"""
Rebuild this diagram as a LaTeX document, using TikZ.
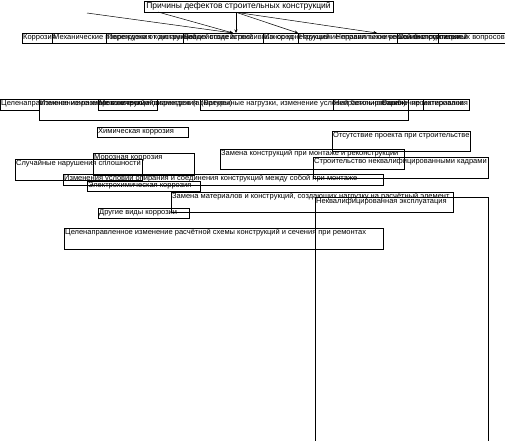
"""
"""
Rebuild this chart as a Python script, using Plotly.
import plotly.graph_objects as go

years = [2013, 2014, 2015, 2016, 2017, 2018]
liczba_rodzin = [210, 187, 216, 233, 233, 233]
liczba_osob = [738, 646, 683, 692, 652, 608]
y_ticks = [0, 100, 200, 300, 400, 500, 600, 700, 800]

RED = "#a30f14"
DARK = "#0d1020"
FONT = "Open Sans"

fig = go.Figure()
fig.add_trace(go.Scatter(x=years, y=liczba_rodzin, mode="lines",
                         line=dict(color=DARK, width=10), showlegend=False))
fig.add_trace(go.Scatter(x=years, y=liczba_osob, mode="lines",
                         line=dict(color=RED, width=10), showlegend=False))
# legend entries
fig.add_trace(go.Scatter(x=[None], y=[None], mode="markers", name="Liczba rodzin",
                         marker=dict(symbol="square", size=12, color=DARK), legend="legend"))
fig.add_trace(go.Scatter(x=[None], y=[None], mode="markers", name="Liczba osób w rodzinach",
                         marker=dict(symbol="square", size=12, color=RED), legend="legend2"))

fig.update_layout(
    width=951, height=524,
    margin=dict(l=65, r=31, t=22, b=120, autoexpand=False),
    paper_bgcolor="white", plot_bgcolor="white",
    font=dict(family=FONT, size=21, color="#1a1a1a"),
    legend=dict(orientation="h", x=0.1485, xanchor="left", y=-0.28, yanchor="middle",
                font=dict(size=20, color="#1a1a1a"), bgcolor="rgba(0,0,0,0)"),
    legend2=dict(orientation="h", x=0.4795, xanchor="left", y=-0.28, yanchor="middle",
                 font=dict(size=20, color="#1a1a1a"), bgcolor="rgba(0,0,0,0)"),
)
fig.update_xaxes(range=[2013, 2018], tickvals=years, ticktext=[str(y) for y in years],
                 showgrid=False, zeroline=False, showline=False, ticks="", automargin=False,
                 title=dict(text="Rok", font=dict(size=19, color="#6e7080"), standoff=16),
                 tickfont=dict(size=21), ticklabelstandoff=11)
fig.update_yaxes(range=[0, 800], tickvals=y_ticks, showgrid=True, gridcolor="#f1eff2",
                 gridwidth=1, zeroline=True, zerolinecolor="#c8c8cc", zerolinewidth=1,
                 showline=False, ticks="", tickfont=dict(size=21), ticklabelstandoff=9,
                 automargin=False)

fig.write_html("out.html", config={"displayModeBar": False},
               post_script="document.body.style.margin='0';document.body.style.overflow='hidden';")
"""
WHAT THE TASK REQUIRES:
Extract only the lines from the line with "Rebuild this chart" through the line with "y_ticks = [0, 100, 200, 300, 400, 500, 600, 700, 800]", keeping both end lines exactly as they are.

RESULT BELOW:
Rebuild this chart as a Python script, using Plotly.
import plotly.graph_objects as go

years = [2013, 2014, 2015, 2016, 2017, 2018]
liczba_rodzin = [210, 187, 216, 233, 233, 233]
liczba_osob = [738, 646, 683, 692, 652, 608]
y_ticks = [0, 100, 200, 300, 400, 500, 600, 700, 800]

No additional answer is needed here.